Rettungsfahrer landen im Nirgendwo
Oft genug irren Einsatzkräfte auf der Suche nach dem Herzinfarkt-Opfer durch ein Dorf und verzweifeln am unübersichtlichen Hausnummern-Chaos. Noch dazu gibt es viele Orte ohne Straßenbezeichnung.
BEZIRK. Alle Blaulichtorganisationen sind mit Navigationsgeräten ausgerüstet. Trotzdem finden die Rettungskräfte nicht immer auf Knopfdruck zum Einsatzort. „Viel zu oft sind wir in den kleinen Katastralgemeinden auf der Suche nach der Adresse und verlieren wertvolle Minuten“, bestätigt Bernhard Seidl, Leiter der Rot-Kreuz-Stelle Zistersdorf. Minuten die manchmal über Tod oder Leben entscheiden.
Wenn die Hausnummer nicht im digitalen Kartensystem des Navigationsgeräts gespeichert ist, leitet dieses den Suchenden zur nächsten erfassten Nummer – die aber nicht in der Nähe der gesuchten Adresse sein muss. In vielen Orten gibt es nämlich keine Straßenbezeichnungen und die Nummern wurden chronologisch vergeben.
„Wenn das Haus Nr. 600 am Südende des Orts stand und das nächste Haus am Nordende gebaut wurde, erhielt dieses eben die Nummer 601“, erklärt Hermann Gindl, Bürgermeister von Hohenruppersdorf.
Seine Gemeinde hat daher vor zehn Jahren ein neues Adresssystem mit Straßennamen und der klassischen Durchnummerierung vom Zentrum in die Peripherie eingeführt. Kostenpunkt: 26.000 Euro bei 430 Häusern.
In einigen anderen Gemeinden werden ähnliche Überlegungen gestellt, die Kosten schrecken viele ab.
Theoretisch ist die Umstellung auch nicht notwendig – vorausgesetzt, alle Adressen sind lückenlos digital erfasst. Denn das „Navi“ führt zu jeder exakten Adresse hin. Gibt es beispielsweise in allen vier Katastralgemeinden von Sulz im Weinviertel nur einmal den Eintrag Obersulz 959, findet ihn das Navigationsgerät auch ohne Probleme.

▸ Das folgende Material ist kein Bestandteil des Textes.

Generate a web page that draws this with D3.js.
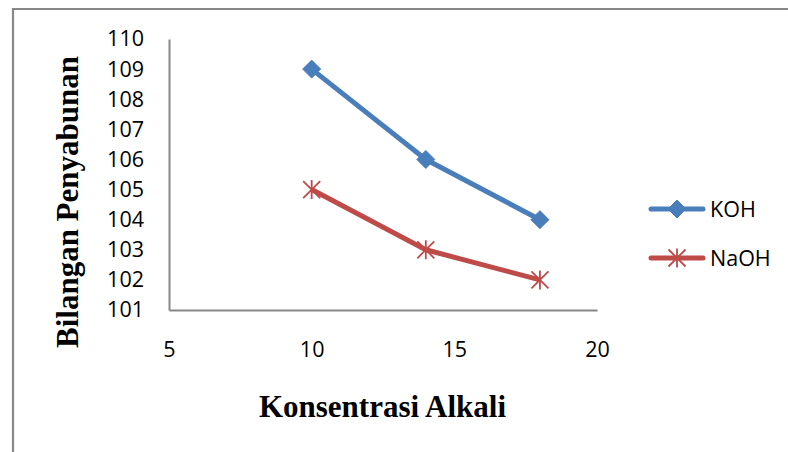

Theoretisch: Denn in der Praxis müssen sich Kranke in der Nacht auf die Straße stellen und die Rettung herbeiwinken, die schon die dritte Ortsrunde fährt.
Es scheitert am lückenhaften Datenmaterial. „Und in der Nacht sind nicht einmal Passanten unterwegs, die man nach dem Weg fragen könnte“, erzählt Seidl aus der täglichen Praxis.
Doch auch in weniger dramatischen Situationen ist die Adresssuche mühsam. Nicht ortskundige Briefträger können die Post kaum vorsortieren, wenn die Hausnummern ohne ersichtliche Logik verteilt sind. Petra Gindl aus Hohenruppersdorf ist für die Qualitätssicherung der häuslichen Pflege in den Bezirken Gänserndorf und Mistelbach zuständig.
Sie ist von den Navigationssystemen enttäuscht: „Ich habe bereits das vierte Gerät, aber in großen Ortschaften ohne Straßennamen hat noch keines funktioniert. Höchstens 20 Prozent aller Häuser sind erfasst.“ Für die Adresssuche plant sie daher in solchen Orten prinzipiell mehr Zeit ein. Oder sie fragt einen Briefträger – der hoffentlich nicht vertretungsweise unterwegs ist.
Orientierungshilfe
Ludwig Huber aus Obersulz hat sich eingehend mit dem Thema auseinandergesetzt. Er arbeitet an einer Broschüre mit dem Titel „Orientierung in den Gemeinden“. Sie enthält Vorschläge, wie Ortspläne und Infotafeln übersichtlicher gestaltet werden könnten, aber auch zwei Varianten, um die Adressfindung zu optimieren.
Infos unter wiggalose@aon.at
Die Kartenanbieter beauftragen sogenannte Geoanalysten, die täglich mit Spezialfahrzeugen auf der ganzen Welt unterwegs sind und Daten sammeln. Jede hochrangige Straße wird mindestens einmal jährlich befahren. Die Regionen sind in fünf Kategorien nach Wertigkeit unterteilt. „Weiße Flecken“ auf den Karten gibt es daher hauptsächlich in ländlichen Gebieten.